> [Given request] Copy the listing verbatim, excluding any images found in it.

> [Records]
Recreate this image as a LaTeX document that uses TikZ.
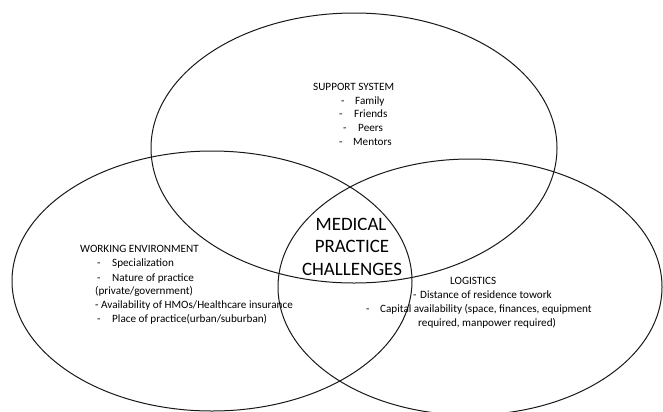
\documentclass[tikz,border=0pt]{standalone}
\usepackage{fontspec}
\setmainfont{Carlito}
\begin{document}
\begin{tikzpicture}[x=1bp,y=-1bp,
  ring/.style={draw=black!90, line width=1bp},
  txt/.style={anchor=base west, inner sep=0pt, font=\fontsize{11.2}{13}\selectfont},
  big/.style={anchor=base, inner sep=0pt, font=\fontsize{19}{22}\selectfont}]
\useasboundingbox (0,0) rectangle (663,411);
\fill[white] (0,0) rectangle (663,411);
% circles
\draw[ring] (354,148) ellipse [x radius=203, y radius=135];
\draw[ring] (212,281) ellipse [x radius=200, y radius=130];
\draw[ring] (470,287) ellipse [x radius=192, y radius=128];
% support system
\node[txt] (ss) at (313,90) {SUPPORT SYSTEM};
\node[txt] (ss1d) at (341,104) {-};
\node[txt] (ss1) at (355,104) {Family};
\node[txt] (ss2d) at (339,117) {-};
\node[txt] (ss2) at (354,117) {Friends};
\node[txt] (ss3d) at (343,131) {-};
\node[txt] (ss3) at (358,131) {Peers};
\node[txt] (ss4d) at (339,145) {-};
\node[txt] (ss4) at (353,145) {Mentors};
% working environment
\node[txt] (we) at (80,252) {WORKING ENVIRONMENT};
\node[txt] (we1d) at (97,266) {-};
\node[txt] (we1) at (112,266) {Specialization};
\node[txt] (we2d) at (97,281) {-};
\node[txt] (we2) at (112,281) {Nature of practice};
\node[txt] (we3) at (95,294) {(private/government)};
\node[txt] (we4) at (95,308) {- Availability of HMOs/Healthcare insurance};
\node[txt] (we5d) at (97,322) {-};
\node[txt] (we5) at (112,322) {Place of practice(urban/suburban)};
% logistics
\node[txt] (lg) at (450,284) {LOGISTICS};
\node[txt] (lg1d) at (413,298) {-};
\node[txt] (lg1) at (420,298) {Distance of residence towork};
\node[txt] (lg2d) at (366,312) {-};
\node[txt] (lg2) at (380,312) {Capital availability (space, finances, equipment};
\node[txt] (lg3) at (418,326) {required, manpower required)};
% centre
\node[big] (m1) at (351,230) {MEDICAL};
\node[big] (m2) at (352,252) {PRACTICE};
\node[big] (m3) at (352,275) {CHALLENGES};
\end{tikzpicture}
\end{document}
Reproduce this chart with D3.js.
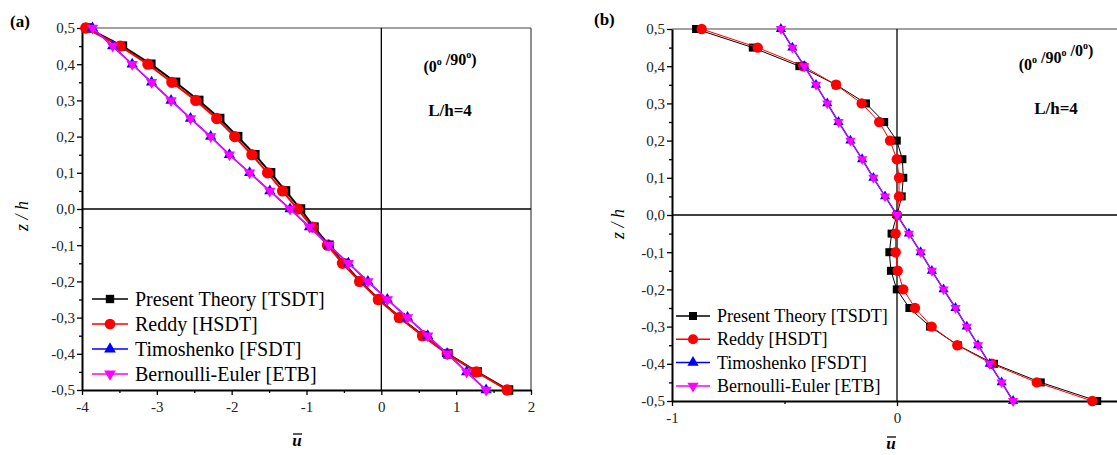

> [Result of this task]
Recreate this image as a LaTeX document that uses TikZ.
\documentclass[tikz,border=0pt]{standalone}
\usepackage{fontspec}
\setmainfont{Carlito}
\begin{document}
\begin{tikzpicture}[x=1bp,y=-1bp,
  ring/.style={draw=black!90, line width=1bp},
  txt/.style={anchor=base west, inner sep=0pt, font=\fontsize{11.2}{13}\selectfont},
  big/.style={anchor=base, inner sep=0pt, font=\fontsize{19}{22}\selectfont}]
\useasboundingbox (0,0) rectangle (663,411);
\fill[white] (0,0) rectangle (663,411);
% circles
\draw[ring] (354,148) ellipse [x radius=203, y radius=135];
\draw[ring] (212,281) ellipse [x radius=200, y radius=130];
\draw[ring] (470,287) ellipse [x radius=192, y radius=128];
% support system
\node[txt] (ss) at (313,90) {SUPPORT SYSTEM};
\node[txt] (ss1d) at (341,104) {-};
\node[txt] (ss1) at (355,104) {Family};
\node[txt] (ss2d) at (339,117) {-};
\node[txt] (ss2) at (354,117) {Friends};
\node[txt] (ss3d) at (343,131) {-};
\node[txt] (ss3) at (358,131) {Peers};
\node[txt] (ss4d) at (339,145) {-};
\node[txt] (ss4) at (353,145) {Mentors};
% working environment
\node[txt] (we) at (80,252) {WORKING ENVIRONMENT};
\node[txt] (we1d) at (97,266) {-};
\node[txt] (we1) at (112,266) {Specialization};
\node[txt] (we2d) at (97,281) {-};
\node[txt] (we2) at (112,281) {Nature of practice};
\node[txt] (we3) at (95,294) {(private/government)};
\node[txt] (we4) at (95,308) {- Availability of HMOs/Healthcare insurance};
\node[txt] (we5d) at (97,322) {-};
\node[txt] (we5) at (112,322) {Place of practice(urban/suburban)};
% logistics
\node[txt] (lg) at (450,284) {LOGISTICS};
\node[txt] (lg1d) at (413,298) {-};
\node[txt] (lg1) at (420,298) {Distance of residence towork};
\node[txt] (lg2d) at (366,312) {-};
\node[txt] (lg2) at (380,312) {Capital availability (space, finances, equipment};
\node[txt] (lg3) at (418,326) {required, manpower required)};
% centre
\node[big] (m1) at (351,230) {MEDICAL};
\node[big] (m2) at (352,252) {PRACTICE};
\node[big] (m3) at (352,275) {CHALLENGES};
\end{tikzpicture}
\end{document}
Reproduce this chart with D3.js.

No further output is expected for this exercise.